Plenty of scope to cut arable production costs

There is still scope for massive production cost savings on many farms, but high land values and low interest rates for some businesses provide a cushion which removes the immediate incentive to make changes, says consultant Sebastian Graff-Baker of Andersons Midlands.

Some farms could save as much as £30-50/t on winter feed wheat production costs by targeting labour and machinery costs, in particular, he says.

“There may be no need to go for an all-or-nothing option such as full machinery and labour sharing. Identify people you would be able to work with and discuss forthcoming machinery replacement.

“If a you and a neighbour will both need to replace a significant machine in the near future, consider sharing just one piece of kit.

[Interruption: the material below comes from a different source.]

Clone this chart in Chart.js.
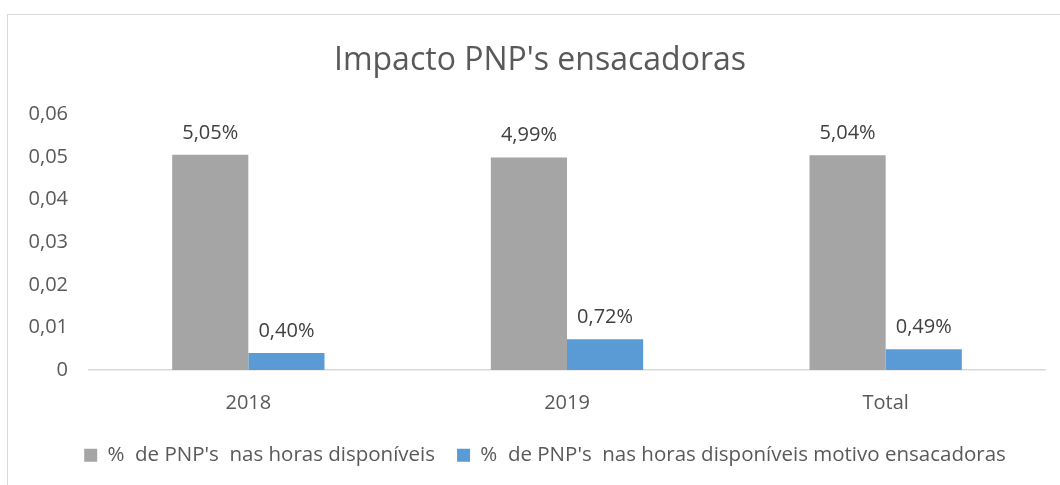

By dovetailing replacement dates on just one machine, you will find out if it works without burning your bridges. More often than not, this approach quickly leads to sharing on a greater scale and a big reduction in costs.

“We have got farms making quite good profits at current prices, but they have had to work very hard at it. Machinery replacement plans should be in place for the next five to eight years so that different options can be weighed up.

“In five to 10 years, SFP could well be at the £100-150/ha level and that’s what we have to plan for. Unless you can get operation costs down to a good level, you have to think about wholesale changes. With the right structure, it is realistic to aim to convert a minimum of 15% of turnover into profit.”

Although reluctant to generalise, Mr Graff-Baker says tenanted farms are often among the more efficient because they do not have high asset values with which to absorb losses.

“Across a range of typical combinable crop farms, variable costs account for just a third of production costs, while fixed costs represent two-thirds. While yield is still king, there is very little growers can do about feed, seed and fertiliser costs, but a great deal they can do to reduce overheads.”

Inertia is compounded by losses being hidden by subsidy, so that when growers really examine their businesses, it comes as a shock to find what the real position is, says Mr Graff-Baker.

“The industry has made the same mistake as in the past, re-equipping on the back of high prices and creating a high cost structure which lower prices can’t support.


A simple machinery-sharing agreement can soon grow in to a bigger-scale arrangement which can cut production costs significantly

“The 2008 harvest looks quite profitable for many businesses. Despite being an expensive crop to grow and harvest, many achieved yields of 10t/ha. 2009 looks like being very different. We know it has being grown largely with expensive fertiliser and, given the weather in spring and summer, I’d be surprised if it yields anything like 2008.

“Feed wheat production costs for the 2008 harvest averaged £107/t and milling wheat £113/t on the groups of farms I’m involved with. These costs have imputed rent, property and working capital cost. On the same basis I suspect we could add £10-15/t quite easily for this year, so yield is obviously still the key.

“At the same time we’ve had a further reduction in prices recently for which there doesn’t seem to be any fundamental reason, so a lot of grain will say in farm stores this autumn and the cash-flow implications of that have to be thought through.

“If we get low yields and continued low prices, there will be some big deficits from the 2009 crop and people will have to start looking at the overall impact of this. There will be less cash around from the 2009 crop, but some big tax bills on the back of 2008 which may fall due in January 2010.”

Growers need to especially consider the impact of break crops on overall profitability, says Mr Graff-Baker. “Break crops carry the biggest risk in terms of the gap between production costs and selling price. Their variable costs are an even larger proportion of total production costs.”

While admitting there are no easy answers, he says people should think carefully about establishing crops if they are not going to show a profit.

“But it’s more complicated than that because of the dedicated cost structures which people have. That’s why it’s so important to start looking at how you can change that structure. It’s a contradiction that we have low or no profits on many farms at a time of high capital values.”

For some growers, there will be the chance to grow break crops for a more specific market, such as maize for a dairy neighbour, or a short rotation grass crop for a specific end user.